Editor’s note: U.S. Rep. Rosa DeLauro, D-CT, sent the below letter regarding so-called lab meat and other cell-cultured foods to Gene Dodaro, comptroller general of the United States, on March 28.

Dear Mr. Dodaro:

I am writing to request that GAO investigate what regulatory framework, if any, exists for cell-cultured food products and how this framework compares to other international approaches. Cell-cultured food products include lab-grown meat (sometimes referred to as “cultured” or “clean” meat, derived from animal muscle cells) and animal-free milk (such as milk produced from fermented yeast and proteins around in cow’s milk).

According to the U.S. Department of Agriculture (USDA), livestock and poultry account for over half of U.S. agricultural case receipts, often exceeding $125 billion per year. Additionally, the United States is the world’s largest producer of beef and poultry and a top producer and exporter of dairy products. Recent innovations in cell-cultured foods have caught the attention of producers, marketers, and venture capitalists alike. Over the past few years, some of the largest food companies in the United States have started to invest in cell-cultured technologies.

While not yet commercially available, the potential introduction of this new type of product into the nation’s food supply and economy raises many important questions. For example, the U.S. Cattlemen’s Association recently filed a petition with the USDA to exclude from the definition of meat any products not derived directly from animals. In addition, at least one dairy group has stated it believes the use of the word “milk” for animal-free products creates confusion in the minds of consumers and thus should be limited only tot products derived from animals. On the other hand, producers of cell-cultured foods argue that the products are safe and more efficiently produced that meat or milk products from live animals.

To date, it remains unclear exactly how cell-cultured food products should be regulated. Agencies within USDA are responsible for ensuring the nation’s domestic and imported commercial supply of meat, poultry, catfish, and egg products is safe, wholesome, and correctly labeled and packaged, providing scientific research to help ensure that the food supply is safe and secure, and that foods meet foreign and domestic regulatory requirements, among other responsibilities. FDA is responsible for ensuring that all domestic and imported food products, excluding meat, poultry, catfish, and processed egg products, are safe, wholesome, sanitary, and properly labeled. The Federal Trade Commission is responsible for enforcing prohibitions against false advertising for, among other things, food products.

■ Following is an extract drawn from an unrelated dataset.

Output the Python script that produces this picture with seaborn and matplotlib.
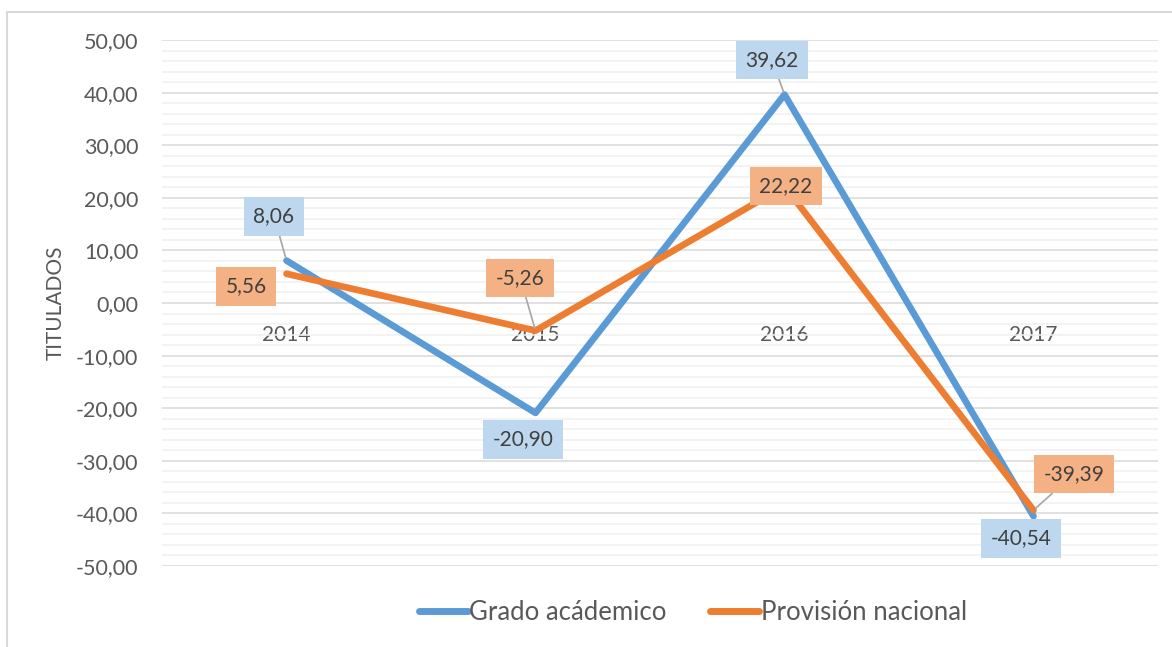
import seaborn as sns
import matplotlib.pyplot as plt
import pandas as pd
from matplotlib.patches import Rectangle
from matplotlib.ticker import MultipleLocator, FuncFormatter

# Datos del gráfico
years = ['2014', '2015', '2016', '2017']
grado_academico = [8.06, -20.90, 39.62, -40.54]
provision_nacional = [5.56, -5.26, 22.22, -39.39]
series_names = ['Grado acádemico', 'Provisión nacional']

# Desplazamientos de las etiquetas (puntos) y si llevan línea guía
offsets_grado = [(-9, 32), (-9, -19), (-9, 25), (-9, -16)]
leader_grado = [True, False, True, False]
offsets_prov = [(-29, -9), (-11, 38), (1, 0), (29, 26)]
leader_prov = [False, True, False, True]

colors = ['#5B9BD5', '#ED7D31']
box_colors = ['#BDD7EE', '#F4B183']
text_color = '#595959'

sns.set_theme(style='white')
plt.rcParams['font.family'] = ['Lato', 'DejaVu Sans']

df = pd.DataFrame({
    'Año': years * 2,
    'Valor': grado_academico + provision_nacional,
    'Serie': [series_names[0]] * 4 + [series_names[1]] * 4,
})

fig = plt.figure(figsize=(11.72, 6.47), dpi=100)
ax = fig.add_axes([162 / 1172, 1 - 566 / 647, 996 / 1172, 526 / 647])

sns.lineplot(data=df, x='Año', y='Valor', hue='Serie', palette=colors,
             linewidth=4.8, ax=ax, legend=False, sort=False,
             solid_capstyle='round', solid_joinstyle='round')

ax.set_xlim(-0.5, 3.5)
ax.set_ylim(-50, 50)
ax.yaxis.set_major_locator(MultipleLocator(10))
ax.yaxis.set_minor_locator(MultipleLocator(2))
ax.yaxis.set_major_formatter(FuncFormatter(lambda v, p: f"{v:.2f}".replace('.', ',')))
ax.grid(which='major', axis='y', color='#D9D9D9', linewidth=1.1, zorder=0)
ax.grid(which='minor', axis='y', color='#F0F0F0', linewidth=1.1, zorder=0)
ax.grid(False, axis='x')
ax.set_axisbelow(True)

for s in ['top', 'right', 'left']:
    ax.spines[s].set_visible(False)
ax.spines['bottom'].set_position(('data', 0))
ax.spines['bottom'].set_visible(False)

ax.tick_params(axis='x', length=0, pad=16, labelsize=15, labelcolor=text_color)
ax.tick_params(axis='y', which='both', length=0, pad=17, labelsize=15.5, labelcolor=text_color)
ax.set_xlabel('')
ax.set_ylabel('TITULADOS', fontsize=15, color=text_color)
ax.yaxis.set_label_coords(-96 / 996, 0.5)


def add_labels(values, offsets, leaders, box_color):
    for i, (v, off, lead) in enumerate(zip(values, offsets, leaders)):
        label = f"{v:.2f}".replace('.', ',')
        arrow = dict(arrowstyle='-', color='#A6A6A6', lw=1.2, shrinkA=0, shrinkB=2) if lead else None
        ax.annotate(label, xy=(i, v), xytext=off, textcoords='offset points',
                    ha='center', va='center', fontsize=15, color='#404040',
                    bbox=dict(boxstyle='square,pad=0.45', fc=box_color, ec='none'),
                    arrowprops=arrow, zorder=5)


add_labels(grado_academico, offsets_grado, leader_grado, box_colors[0])
add_labels(provision_nacional, offsets_prov, leader_prov, box_colors[1])

# Leyenda
handles = [plt.Line2D([], [], color=c, linewidth=5, solid_capstyle='round') for c in colors]
fig.legend(handles, series_names, loc='center', bbox_to_anchor=(693 / 1172, 1 - 612 / 647),
           ncol=2, frameon=False, fontsize=18.5, handlelength=1.9, handletextpad=0.05,
           columnspacing=1.7, labelcolor=text_color)

# Borde exterior del gráfico
fig.patches.append(Rectangle((7 / 1172, -0.1), 1.2, 1.1 - 12 / 647, transform=fig.transFigure,
                             fill=False, edgecolor='#D9D9D9', linewidth=1.5))

plt.savefig('out.png', dpi=100)
plt.close()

Other countries are also starting to focus on cell-cultured food products. For example, on January 1, 2018, the European Union’s (EU) new framework regulation on “Novel Food” went into effect. The regulation covers foods that, among other things, have not been consumed to a significant degree in the EU before May 15, 1997.

More information is needed for Congress to address this emerging sector in the United States and to ensure it is properly overseen by the relevant agencies once these products are commercially available.

In light of the above, I would like to request conduct a comprehensive review of the following:

  • What unique challenges, if any, exist in overseeing the safety of cell-cultured foods in the United States?
  • What regulatory framework and labeling requirements, if any, exist in the United States to oversee cell-cultured food products, and to what extent, if any, have relevant agencies begun preparing for the commercialization of cell-cultured foods?
  • How do other countries, such as Canada, the European Union, and/or Japan, oversee cell-cultured foods?

If you have any questions regarding this request, please contact Christian Lovell of my staff. Thank you for your consideration of this request.

Rosa L. DeLauro
Ranking Member
Subcommittee on Labor, Health and Human Services, Education, and Related Agencies
Committee on Appropriations
U.S. House of Representatives

About the author: Rosa Delauro is the U.S. Representative for Connecticut’s 3rd District, having been elected in 1990. DeLauro Rosa belongs to 62 House caucus groups and is the co-chair of the Baby Caucus, the Long Island Sound Caucus, and the Food Safety Caucus. She is the Ranking Member on the Labor, Health and Human Services, and Education Appropriations Subcommittee, where she oversees our nation’s investments in education, health, and employment. Rosa also serves on the subcommittee responsible for the U.S. Department of Agriculture and the U.S. Food and Drug Administration, where she oversees food and drug safety.